Visiting the supermarket has become a source of awe and wonder. And not in a good way.
The ever-growing gap between how little is in your shopping bag vis a vis how much you’ve spent on groceries is eyebrow raising. And that’s without the treats.
An extra 10p seems to have been added on to prices of items here and there...or the size of the packaging on pasta carbonara / lasagne dishes has shrunk. Or both.
There are fewer pieces of chicken in the bumper family packet than there were beforehand, not to mention less variety on the shelves. Have families noticeably shrunk since we last looked?
And it’s not just Brexit or the Northern Ireland Protocol that are to blame.
Forget the ‘buy two and get a super price’ deals – they’ve been off the menu for quite a while, as have the money off vouchers that used to be a welcome perk for the loyal shopper. We’re only talking about the food bill here.
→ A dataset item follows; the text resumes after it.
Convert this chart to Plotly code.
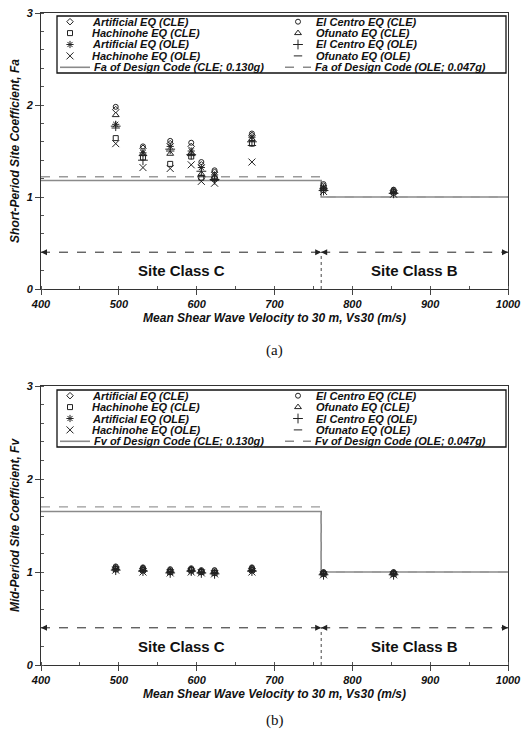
import plotly.graph_objects as go

# ---------------- data ----------------
vs30 = [496, 531, 566, 593, 606, 623, 671, 763, 853]

series_names = ["Artificial EQ (CLE)", "El Centro EQ (CLE)", "Hachinohe EQ (CLE)", "Ofunato EQ (CLE)",
                "Artificial EQ (OLE)", "El Centro EQ (OLE)", "Hachinohe EQ (OLE)", "Ofunato EQ (OLE)"]

fa_art_cle = [1.95, 1.53, 1.58, 1.55, 1.35, 1.27, 1.67, 1.12, 1.07]
fa_elc_cle = [1.98, 1.55, 1.61, 1.59, 1.38, 1.29, 1.69, 1.14, 1.08]
fa_hac_cle = [1.64, 1.43, 1.36, 1.44, 1.21, 1.20, 1.58, 1.08, 1.05]
fa_ofu_cle = [1.89, 1.47, 1.47, 1.48, 1.25, 1.22, 1.63, 1.10, 1.06]
fa_art_ole = [1.79, 1.48, 1.55, 1.50, 1.32, 1.24, 1.65, 1.10, 1.05]
fa_elc_ole = [1.77, 1.40, 1.52, 1.46, 1.28, 1.19, 1.60, 1.07, 1.04]
fa_hac_ole = [1.58, 1.32, 1.31, 1.35, 1.17, 1.15, 1.38, 1.06, 1.03]
fa_ofu_ole = [1.75, 1.45, 1.50, 1.45, 1.22, 1.18, 1.56, 1.09, 1.04]

fv_art_cle = [1.05, 1.04, 1.02, 1.03, 1.01, 1.01, 1.04, 0.99, 0.99]
fv_elc_cle = [1.06, 1.05, 1.03, 1.04, 1.02, 1.02, 1.05, 1.00, 1.00]
fv_hac_cle = [1.03, 1.02, 1.00, 1.02, 1.00, 0.99, 1.02, 0.98, 0.98]
fv_ofu_cle = [1.04, 1.03, 1.01, 1.03, 1.01, 1.00, 1.03, 0.99, 0.99]
fv_art_ole = [1.03, 1.02, 1.00, 1.01, 1.00, 0.99, 1.02, 0.98, 0.98]
fv_elc_ole = [1.02, 1.01, 0.99, 1.01, 0.99, 0.98, 1.01, 0.97, 0.97]
fv_hac_ole = [1.02, 1.00, 0.99, 1.00, 0.99, 0.98, 1.00, 0.97, 0.97]
fv_ofu_ole = [1.03, 1.01, 1.00, 1.01, 0.99, 0.99, 1.01, 0.98, 0.98]

code_vs30 = [400, 760, 1000]
fa_code_cle = [1.18, 1.00, 1.00]
fa_code_ole = [1.22, 1.00, 1.00]
fv_code_cle = [1.65, 1.00, 1.00]
fv_code_ole = [1.70, 1.00, 1.00]

site_boundary = 760
x_min, x_max = 400, 1000
site_arrow_y = 0.4
site_label_y = 0.2
site_labels = ["Site Class C", "Site Class B"]

x_ticks = [400, 500, 600, 700, 800, 900, 1000]
y_ticks = [0, 1, 2, 3]

fa_data = [fa_art_cle, fa_elc_cle, fa_hac_cle, fa_ofu_cle, fa_art_ole, fa_elc_ole, fa_hac_ole, fa_ofu_ole]
fv_data = [fv_art_cle, fv_elc_cle, fv_hac_cle, fv_ofu_cle, fv_art_ole, fv_elc_ole, fv_hac_ole, fv_ofu_ole]

# ---------------- styles ----------------
symbols = ["diamond-open", "circle-open", "square-open", "triangle-up-open",
           "asterisk-open", "cross-thin-open", "x-thin-open", "line-ew-open"]
sizes = [5, 5, 5, 6, 6, 7, 7, 6]
mk_color = "#222222"
code_color = "#8a8a8a"
FONT = "Liberation Sans"

fig = go.Figure()

W, H = 526, 739
ML, MR, MT, MB = 41, 18, 13, 74
plot_h = H - MT - MB
plot_w = W - ML - MR


def py(pix):  # pixel y -> paper y
    return (H - MB - pix) / plot_h


def px(pix):  # pixel x -> paper x
    return (pix - ML) / plot_w


panels = [
    dict(xa="x", ya="y", data=fa_data, cle=fa_code_cle, ole=fa_code_ole, name="Fa",
         ytitle="Short-Period Site Coefficient, Fa", dom=[py(289), py(13)],
         leg=[16, 73], lx="x3", ly="y3", cap="(a)", cap_y=350),
    dict(xa="x2", ya="y2", data=fv_data, cle=fv_code_cle, ole=fv_code_ole, name="Fv",
         ytitle="Mid-Period Site Coefficient, Fv", dom=[py(665), py(386)],
         leg=[390, 447], lx="x4", ly="y4", cap="(b)", cap_y=720),
]

annotations = []
shapes = []

for p in panels:
    # design code lines
    fig.add_trace(go.Scatter(x=code_vs30, y=p["cle"], mode="lines", line_shape="hv",
                             line=dict(color=code_color, width=1.6), xaxis=p["xa"], yaxis=p["ya"],
                             showlegend=False, hoverinfo="skip"))
    fig.add_trace(go.Scatter(x=code_vs30, y=p["ole"], mode="lines", line_shape="hv",
                             line=dict(color="#9a9a9a", width=1.4, dash="dash"), xaxis=p["xa"], yaxis=p["ya"],
                             showlegend=False, hoverinfo="skip"))
    # data markers
    for i, vals in enumerate(p["data"]):
        fig.add_trace(go.Scatter(x=vs30, y=vals, mode="markers", name=series_names[i],
                                 marker=dict(symbol=symbols[i], size=sizes[i], color=mk_color,
                                             line=dict(color=mk_color, width=1)),
                                 xaxis=p["xa"], yaxis=p["ya"], showlegend=False))
    # site class dashed arrows
    for seg in [(x_min, site_boundary), (site_boundary, x_max)]:
        fig.add_trace(go.Scatter(x=list(seg), y=[site_arrow_y, site_arrow_y], mode="lines",
                                 line=dict(color="#222", width=1, dash="dash"),
                                 xaxis=p["xa"], yaxis=p["ya"], showlegend=False, hoverinfo="skip"))
        for end, other in [(seg[0], seg[1]), (seg[1], seg[0])]:
            annotations.append(dict(x=end, y=site_arrow_y, ax=end + (other - end) * 0.02, ay=site_arrow_y,
                                    xref=p["xa"], yref=p["ya"], axref=p["xa"], ayref=p["ya"],
                                    text="", showarrow=True, arrowhead=2, arrowsize=1.2,
                                    arrowwidth=1, arrowcolor="#222"))
    fig.add_trace(go.Scatter(x=[site_boundary, site_boundary], y=[0, site_arrow_y], mode="lines",
                             line=dict(color="#444", width=1, dash="dot"),
                             xaxis=p["xa"], yaxis=p["ya"], showlegend=False, hoverinfo="skip"))
    for lab, cx in zip(site_labels, [(x_min + site_boundary) / 2, (site_boundary + x_max) / 2]):
        annotations.append(dict(x=cx, y=site_label_y, xref=p["xa"], yref=p["ya"], text=lab,
                                showarrow=False, font=dict(family=FONT, size=15, color="#111", weight="bold")))
    # caption
    annotations.append(dict(x=0.5, y=py(p["cap_y"]), xref="paper", yref="paper", text=p["cap"],
                            yanchor="middle", xanchor="center",
                            showarrow=False, font=dict(family="Liberation Serif", size=15, color="#111")))

    # ---- custom legend on an overlay axis (pixel units inside the box) ----
    top, bot = p["leg"]
    box_w = 506 - 57
    box_h = bot - top
    lx, ly = p["lx"], p["ly"]
    shapes.append(dict(type="rect", xref="paper", yref="paper", x0=px(57), x1=px(506),
                       y0=py(bot), y1=py(top),
                       line=dict(color="#111", width=1.3), fillcolor="rgba(0,0,0,0)", layer="above"))
    row_h = box_h / 5
    col_marker_x = [13, 241]
    col_text_x = [33, 257]
    for i, nm in enumerate(series_names):
        row, col = i // 2, i % 2
        yc = row_h * (row + 0.5)
        fig.add_trace(go.Scatter(x=[col_marker_x[col]], y=[yc], mode="markers",
                                 marker=dict(symbol=symbols[i], size=sizes[i], color=mk_color,
                                             line=dict(color=mk_color, width=1)),
                                 xaxis=lx, yaxis=ly, showlegend=False, hoverinfo="skip"))
        annotations.append(dict(x=col_text_x[col], y=yc, xref=lx, yref=ly, text=nm, xanchor="left",
                                showarrow=False,
                                font=dict(family=FONT, size=11, color="#111", weight="bold", style="italic")))
    yc = row_h * 4.5
    code_names = [f"{p['name']} of Design Code (CLE; 0.130g)", f"{p['name']} of Design Code (OLE; 0.047g)"]
    line_spans = [[3, 33], [228, 254]]
    for j in range(2):
        fig.add_trace(go.Scatter(x=line_spans[j], y=[yc, yc], mode="lines",
                                 line=dict(color=code_color, width=1.6, dash="solid" if j == 0 else "dash"),
                                 xaxis=lx, yaxis=ly, showlegend=False, hoverinfo="skip"))
        annotations.append(dict(x=[35, 256][j], y=yc, xref=lx, yref=ly, text=code_names[j], xanchor="left",
                                showarrow=False,
                                font=dict(family=FONT, size=11, color="#111", weight="bold", style="italic")))
    p["box"] = (box_w, box_h)

tick_font = dict(family=FONT, size=11, color="#111", weight="bold", style="italic")
title_font = dict(family=FONT, size=12, color="#111", weight="bold", style="italic")

for k, p in enumerate(panels):
    xs = "xaxis" if k == 0 else "xaxis2"
    ys = "yaxis" if k == 0 else "yaxis2"
    fig.update_layout({
        xs: dict(domain=[0, 1], range=[x_min, x_max], tickvals=x_ticks, ticks="outside", ticklen=5,
                 showline=True, mirror=True, linecolor="#333", linewidth=1, showgrid=False, zeroline=False,
                 tickfont=tick_font, anchor=p["ya"], automargin=False,
                 minor=dict(dtick=50, ticks="inside", ticklen=3, tickcolor="#555", showgrid=False),
                 title=dict(text="Mean Shear Wave Velocity to 30 m, Vs30 (m/s)", font=title_font, standoff=4)),
        ys: dict(domain=p["dom"], range=[0, 3], tickvals=y_ticks, ticks="outside", ticklen=5,
                 showline=True, mirror=True, linecolor="#333", linewidth=1, showgrid=False, zeroline=False,
                 tickfont=tick_font, anchor=p["xa"], automargin=False,
                 minor=dict(dtick=0.2, ticks="inside", ticklen=3, tickcolor="#555", showgrid=False),
                 title=dict(text=p["ytitle"], font=title_font, standoff=3)),
    })
    top, bot = p["leg"]
    box_w, box_h = p["box"]
    lxs = "xaxis3" if k == 0 else "xaxis4"
    lys = "yaxis3" if k == 0 else "yaxis4"
    fig.update_layout({
        lxs: dict(domain=[px(57), px(506)], range=[0, box_w], visible=False, fixedrange=True,
                  anchor=p["ly"], automargin=False),
        lys: dict(domain=[py(bot), py(top)], range=[box_h, 0], visible=False, fixedrange=True,
                  anchor=p["lx"], automargin=False),
    })

fig.update_layout(width=W, height=H, margin=dict(l=ML, r=MR, t=MT, b=MB, autoexpand=False),
                  plot_bgcolor="white", paper_bgcolor="white",
                  annotations=annotations, shapes=shapes, showlegend=False)

fig.write_html("out.html", config={"displayModeBar": False},
               post_script="document.body.style.margin='0';document.body.style.overflow='hidden';")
We’ve all been paying a fortune to fuel the cars that still take fuel. The halcyon lockdown days of 99p a litre for petrol and diesel are long gone; so too are the Black Friday-type queues when Go stations gave motorists a financial fillip. Now we’re lucky to find a litre beneath the £1.50 mark.
There’s already a cost-of-living crisis for many consumers here. It comes against a backdrop of stagnant living standards, but the ever-rising price of basic essentials is making a bad situation worse.
Inflation, which is at the heart of the current cost of living crunch, is already sitting at 5.1% and is forecast to hit a 30-year high of 6% in the coming months. Alarm bells.
We started to see our salaries shrink in real terms at the end of last year due to fast price rises.
But this is going to get a whole lot worse for two reasons –rising taxes and soaring energy costs.
Higher national insurance contributions will hit home in April, around the same time as heftier gas, electricity and home heating oil bills begin to cripple many householders.
This squeeze will, naturally, be felt most by low-income families who, despite the £200 one-off payment announced by the Department for Communities on Thursday, will continue struggling to make ends meet.
Is there any respite to all this? Restaurants, nights out and holidays, which were already at a premium because of the pandemic, may become a thing of the past for many of us with modest incomes.
Advice NI has revealed that local people sought help for debts of almost £22m in 2020/21. But that sobering figure is likely to be a far cry from the true picture as people ravaged by the pandemic fail to meet mortgage payments or can no longer earn enough money to make a decent living in the covid contaminated world.
Debt levels, unfortunately, are among the many things that are on a relentlessly upward curve. The credit crunch is already a crisis. How long before it becomes a catastrophe?